Seorang pembelot Korea Utara mengajukan tuntutan perdata dan pidana terhadap Pemimpin Tertinggi Kim Jong-un dan 4 pejabat Pyongyang lainnya atas penyiksaan yang dialaminya selama ditahan di sana.
Pembelot itu bernama Cho Min-kyung. Dia melarikan diri dari Korut ke China pada 1997, tapi secara paksa dipulangkan kembali pada 2008. Dia kemudian melarikan diri lagi dari Korut pada 2012 dan seterusnya tinggal di Korea Selatan.
Saat secara paksa dipulangkan kembali ke Korut dari China, dia menyatakan mengalami pelecehan seksual dan penyiksaan.
Dikutip dari BBC, Kamis (10/7), kasus itu akan diajukan pada Jumat (11/7) besok dan menjadikannya gugatan yang pertama kali dilakukan pembelot terhadap Korut.
Pengadilan Korsel sebelumnya telah memutuskan untuk melawan Korut atas klaim serupa tentang pelanggaran yang diajukan oleh warga Korsel. Namun, putusannya oleh Korut diabaikan dan dinilai bersifat simbolis.
Kelompok HAM, Pusat Data Basis untuk HAM Korea Utara (NKDB), mengatakan berencana akan membawa kasus Choi ke PBB dan Pengadilan Pidana Internasional.
"Saya sungguh berharap langkah kecil ini dapat menjadi landasan bagi pemulihan kebebasan dan martabat manusia, sehingga tidak ada lagi warga Korut yang tak bersalah yang menderita di bawah rezim yang brutal ini," kata Choi berdasarkan pernyataan NKDB pada Rabu (9/7) kemarin.
"Sebagai korban penyiksaan dan penyintas rezim Korut, saya memikul tanggung jawab yang mendalam dan mendesak agar dinasti Kim bertanggung jawab atas kejahatan kemanusiaan," katanya lagi.
Choi yang kini tinggal di Korsel mengatakan trauma psikologis akibat apa yang dia alami di Korut masih ada dan terus bergantung pada pengobatan.
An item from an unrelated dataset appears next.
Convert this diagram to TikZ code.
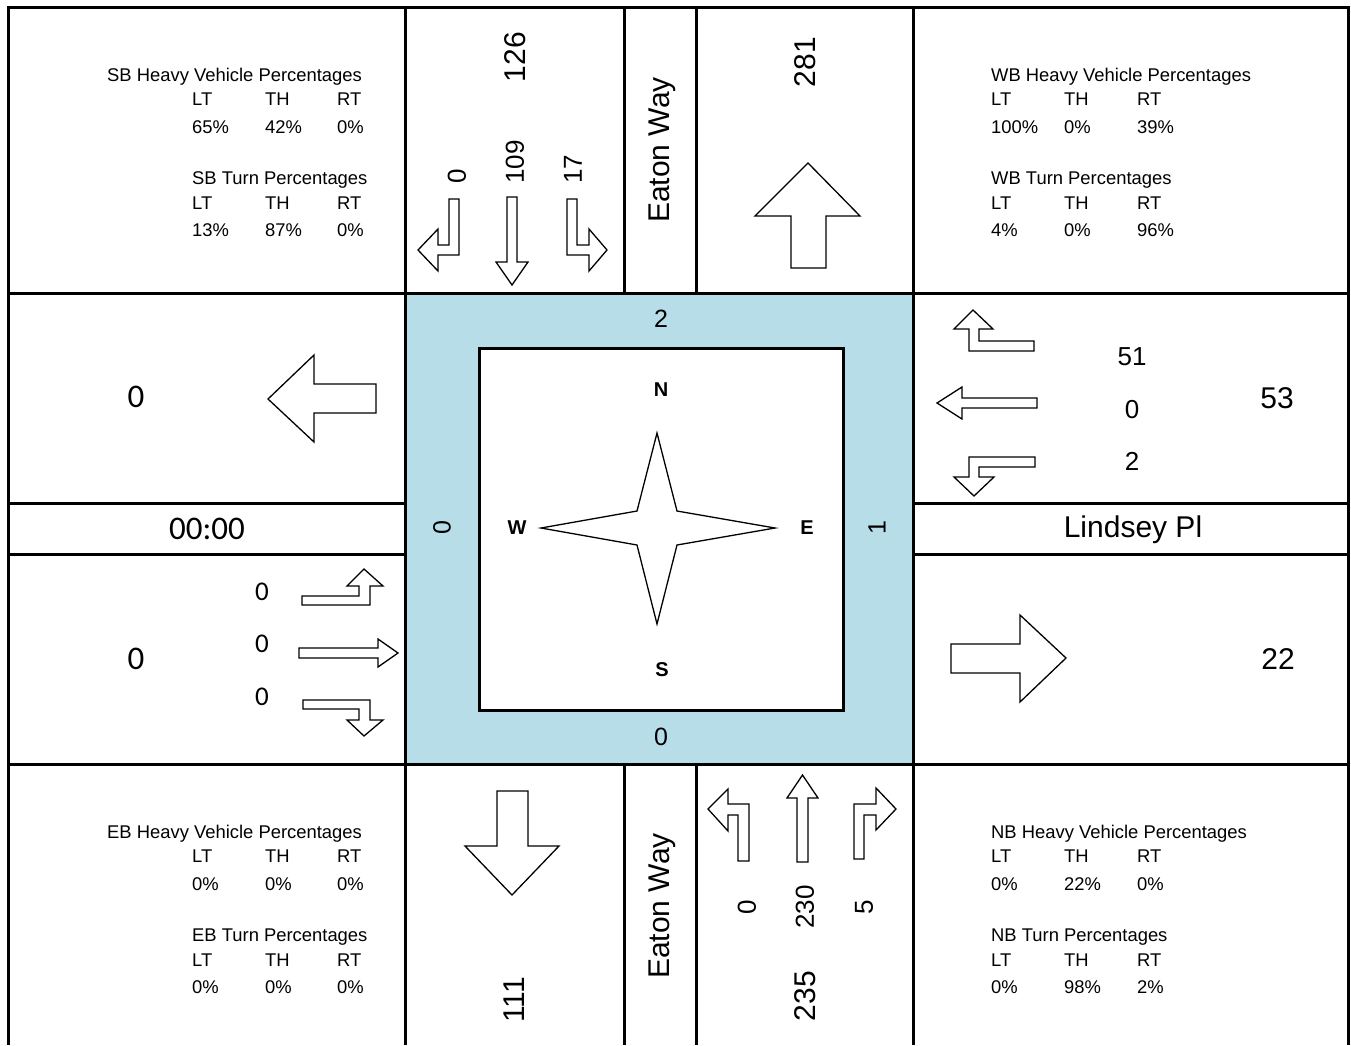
\documentclass[tikz,border=0pt]{standalone}
\usepackage{fontspec}
\setmainfont{Liberation Sans}
\newfontfamily\calfont{Carlito}
\definecolor{centreblue}{HTML}{B7DDE8}
\begin{document}
\begin{tikzpicture}[x=1pt,y=-1pt,
  gridline/.style={line width=3pt},
  arr/.style={draw, line width=1.3pt, fill=white, line join=miter},
  big/.style={font=\fontsize{30}{36}\selectfont, inner sep=0pt},
  lane/.style={font=\fontsize{26}{30}\selectfont, inner sep=0pt},
  bluenum/.style={font=\fontsize{25}{30}\selectfont, inner sep=0pt},
  small/.style={font=\fontsize{18.4}{22}\selectfont, inner sep=0pt, anchor=base west},
  cmp/.style={font=\bfseries\fontsize{20}{24}\selectfont, inner sep=0pt},
  calbig/.style={font=\calfont\fontsize{33}{38}\selectfont, inner sep=0pt},
  callane/.style={font=\calfont\fontsize{27}{32}\selectfont, inner sep=0pt}]
\useasboundingbox (0,0) rectangle (1351,1045);
% centre
\fill[centreblue] (405.5,293) rectangle (913.5,764.5);
\draw[line width=3pt, fill=white] (479,348) rectangle (843,710);
% grid
\draw[gridline] (8.5,7.5) -- (1348.5,7.5);
\draw[gridline] (8.5,6) -- (8.5,1045);
\draw[gridline] (1348.5,6) -- (1348.5,1045);
\draw[gridline] (405.5,6) -- (405.5,1045);
\draw[gridline] (913.5,6) -- (913.5,1045);
\draw[gridline] (624.5,7.5) -- (624.5,293);
\draw[gridline] (696,7.5) -- (696,293);
\draw[gridline] (624.5,764.5) -- (624.5,1045);
\draw[gridline] (696,764.5) -- (696,1045);
\draw[gridline] (7,293) -- (1350,293);
\draw[gridline] (7,764.5) -- (1350,764.5);
\draw[gridline] (7,503.5) -- (405.5,503.5);
\draw[gridline] (7,554.5) -- (405.5,554.5);
\draw[gridline] (913.5,503.5) -- (1350,503.5);
\draw[gridline] (913.5,554.5) -- (1350,554.5);
% compass star
\draw[line width=1.3pt, fill=white, line join=miter] (657,433) -- (677,511) -- (775,528) -- (677,545) -- (657,624) -- (637,545) -- (541,528) -- (637,511) -- cycle;
\node[cmp] (cn) at (661,390) {N};
\node[cmp] (cs) at (662,670) {S};
\node[cmp] (cw) at (517,528) {W};
\node[cmp] (ce) at (807,528) {E};
\node[bluenum] (bn) at (661,319) {2};
\node[bluenum] (bs) at (661,737) {0};
\node[bluenum, rotate=90] (bw) at (442,528) {0};
\node[bluenum, rotate=90] (be) at (877,528) {1};
% SB approach
\draw[arr] (459,199) -- (449,199) -- (449,245) -- (438,245) -- (438,229) -- (418,250) -- (438,271) -- (438,255) -- (459,255) -- cycle;
\draw[arr] (507,197) -- (517,197) -- (517,262) -- (528,262) -- (512,285) -- (496,262) -- (507,262) -- cycle;
\draw[arr] (567,199) -- (577,199) -- (577,245) -- (589,245) -- (589,229) -- (607,250) -- (589,271) -- (589,255) -- (567,255) -- cycle;
\node[big, rotate=90] (sbtot) at (515,57) {126};
\node[lane, rotate=90, anchor=west] (sblt) at (457,184) {0};
\node[lane, rotate=90, anchor=west] (sbth) at (515,184) {109};
\node[lane, rotate=90, anchor=west] (sbrt) at (573,184) {17};
\node[big, rotate=90] (eatonn) at (662,150) {Eaton Way};
% N exit
\draw[arr] (808,163) -- (860,216) -- (826,216) -- (826,268) -- (791,268) -- (791,216) -- (755,216) -- cycle;
\node[big, rotate=90] (nexit) at (805,62) {281};
% W exit
\draw[arr] (268,399) -- (314,355) -- (314,384) -- (376,384) -- (376,413) -- (314,413) -- (314,442) -- cycle;
\node[calbig] (wexit) at (136,397) {0};
\node[calbig] (time) at (207,529) {00:00};
% EB approach
\draw[arr] (302,605) -- (370,605) -- (370,586) -- (383,586) -- (364,569) -- (347,586) -- (359,586) -- (359,596) -- (302,596) -- cycle;
\draw[arr] (299,648) -- (378,648) -- (378,639) -- (398,653) -- (378,667) -- (378,658) -- (299,658) -- cycle;
\draw[arr] (303,700) -- (370,700) -- (370,720) -- (383,720) -- (364,736) -- (347,720) -- (359,720) -- (359,709) -- (303,709) -- cycle;
\node[calbig] (ebtot) at (136,659) {0};
\node[callane] (eblt) at (262,592) {0};
\node[callane] (ebth) at (262,644) {0};
\node[callane] (ebrt) at (262,697) {0};
% WB approach
\draw[arr] (1034,351) -- (969,351) -- (969,329) -- (954,329) -- (973,310) -- (993,329) -- (979,329) -- (979,341) -- (1034,341) -- cycle;
\draw[arr] (1037,398) -- (962,398) -- (962,387) -- (937,403) -- (962,419) -- (962,408) -- (1037,408) -- cycle;
\draw[arr] (1035,457) -- (969,457) -- (969,477) -- (954,477) -- (974,496) -- (994,477) -- (979,477) -- (979,467) -- (1035,467) -- cycle;
\node[lane] (wblt) at (1132,357) {51};
\node[lane] (wbth) at (1132,410) {0};
\node[lane] (wbrt) at (1132,461) {2};
\node[big] (wbtot) at (1277,398) {53};
\node[big] (lindsey) at (1133,530) {Lindsey Pl};
% E exit
\draw[arr] (1066,658) -- (1020,615) -- (1020,644) -- (951,644) -- (951,673) -- (1020,673) -- (1020,702) -- cycle;
\node[big] (eexit) at (1278,659) {22};
% S exit
\draw[arr] (497,791) -- (528,791) -- (528,846) -- (559,846) -- (512,895) -- (465,846) -- (497,846) -- cycle;
\node[big, rotate=90] (sexit) at (514,1000) {111};
\node[big, rotate=90] (eatons) at (662,906) {Eaton Way};
% NB approach
\draw[arr] (749,861) -- (738,861) -- (738,815) -- (728,815) -- (728,831) -- (708,809) -- (728,789) -- (728,804) -- (749,804) -- cycle;
\draw[arr] (797,862) -- (808,862) -- (808,798) -- (818,798) -- (802.5,775) -- (787,798) -- (797,798) -- cycle;
\draw[arr] (854,859) -- (864,859) -- (864,815) -- (876,815) -- (876,830) -- (896,809) -- (876,788) -- (876,804) -- (854,804) -- cycle;
\node[lane, rotate=90] (nblt) at (747,907) {0};
\node[lane, rotate=90] (nbth) at (805,907) {230};
\node[lane, rotate=90] (nbrt) at (864,907) {5};
\node[big, rotate=90] (nbtot) at (805,996) {235};
% SB text
\node[small] (sbh) at (107,81) {SB Heavy Vehicle Percentages};
\node[small] (sbh1) at (192,105) {LT};
\node[small] (sbh2) at (265,105) {TH};
\node[small] (sbh3) at (337,105) {RT};
\node[small] (sbh4) at (192,133) {65\%};
\node[small] (sbh5) at (265,133) {42\%};
\node[small] (sbh6) at (337,133) {0\%};
\node[small] (sbt) at (192,184) {SB Turn Percentages};
\node[small] (sbt1) at (192,209) {LT};
\node[small] (sbt2) at (265,209) {TH};
\node[small] (sbt3) at (337,209) {RT};
\node[small] (sbt4) at (192,236) {13\%};
\node[small] (sbt5) at (265,236) {87\%};
\node[small] (sbt6) at (337,236) {0\%};
% WB text
\node[small] (wbh) at (991,81) {WB Heavy Vehicle Percentages};
\node[small] (wbh1) at (991,105) {LT};
\node[small] (wbh2) at (1064,105) {TH};
\node[small] (wbh3) at (1137,105) {RT};
\node[small] (wbh4) at (991,133) {100\%};
\node[small] (wbh5) at (1064,133) {0\%};
\node[small] (wbh6) at (1137,133) {39\%};
\node[small] (wbt) at (991,184) {WB Turn Percentages};
\node[small] (wbt1) at (991,209) {LT};
\node[small] (wbt2) at (1064,209) {TH};
\node[small] (wbt3) at (1137,209) {RT};
\node[small] (wbt4) at (991,236) {4\%};
\node[small] (wbt5) at (1064,236) {0\%};
\node[small] (wbt6) at (1137,236) {96\%};
% EB text
\node[small] (ebh) at (107,838) {EB Heavy Vehicle Percentages};
\node[small] (ebh1) at (192,862) {LT};
\node[small] (ebh2) at (265,862) {TH};
\node[small] (ebh3) at (337,862) {RT};
\node[small] (ebh4) at (192,890) {0\%};
\node[small] (ebh5) at (265,890) {0\%};
\node[small] (ebh6) at (337,890) {0\%};
\node[small] (ebt) at (192,941) {EB Turn Percentages};
\node[small] (ebt1) at (192,966) {LT};
\node[small] (ebt2) at (265,966) {TH};
\node[small] (ebt3) at (337,966) {RT};
\node[small] (ebt4) at (192,993) {0\%};
\node[small] (ebt5) at (265,993) {0\%};
\node[small] (ebt6) at (337,993) {0\%};
% NB text
\node[small] (nbh) at (991,838) {NB Heavy Vehicle Percentages};
\node[small] (nbh1) at (991,862) {LT};
\node[small] (nbh2) at (1064,862) {TH};
\node[small] (nbh3) at (1137,862) {RT};
\node[small] (nbh4) at (991,890) {0\%};
\node[small] (nbh5) at (1064,890) {22\%};
\node[small] (nbh6) at (1137,890) {0\%};
\node[small] (nbt) at (991,941) {NB Turn Percentages};
\node[small] (nbt1) at (991,966) {LT};
\node[small] (nbt2) at (1064,966) {TH};
\node[small] (nbt3) at (1137,966) {RT};
\node[small] (nbt4) at (991,993) {0\%};
\node[small] (nbt5) at (1064,993) {98\%};
\node[small] (nbt6) at (1137,993) {2\%};
\end{tikzpicture}
\end{document}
Selama bertahun-tahun, kelompok HAM internasional telah mendokumentasikan dugaan pelanggaran HAM yang dilakukan Korut, mulai dari penyiksaan tahanan politik hingga diskriminasi sistematis berdasarkan gender dan kelas.
Direktur Eksekutif NKDB, Hanna Song, mengatakan kepada BBC Korea bahwa gugatan tersebut signifikan karena tuntutan pidana diajukan secara paralel dengan kasus perdata.
"Kasus sebelumnya melawan Korut terbatas pada litigasi perdata," kata Song.
Pengadilan Seoul pada 2023 memerintahkan Korut untuk membayar masing-masing KRW 50 juta kepada 3 laki-laki Korsel yang dieksploitasi setelah ditangkap sebagai tahanan perang di Korut selama Perang Korea.
Kemudian pada 2025, pemerintah Korut diperintahkan untuk membayar masing-masing KRW 100 juta kepada 5 pembelot Korea-Jepang. Mereka termasuk bagian dari ribuan orang yang meninggalkan Jepang ke Korut pada 1960-an dan 1980an melalui program repatriasi.
Mereka mengatakan dibujuk ke Korut puluhan tahun lalu karena dijanjikan 'surga di Bumi'. Namun, mereka malah ditahan dan dipaksa bekerja.
Pihak Korut tidak merespons satu pun gugatan tersebut. Meski demikian, NKDB menyatakan putusan itu memberikan penyelesaian yang sangat dibutuhkan bagi para penggugat.
"Apa yang kami pahami selama bertahun-tahun bekerja adalah bahwa korban tidak hanya mencari kompensasi finansial -- melainkan pengakuan," kata Song.
"Menerima putusan pengadilan yang menguntungkan mereka memiliki makna yang besar. Ini menyatakan bahwa cerita mereka tidak hanya berhenti di mereka, tapi diakui oleh negara dan secara resmi dicatat oleh sejarah," pungkasnya.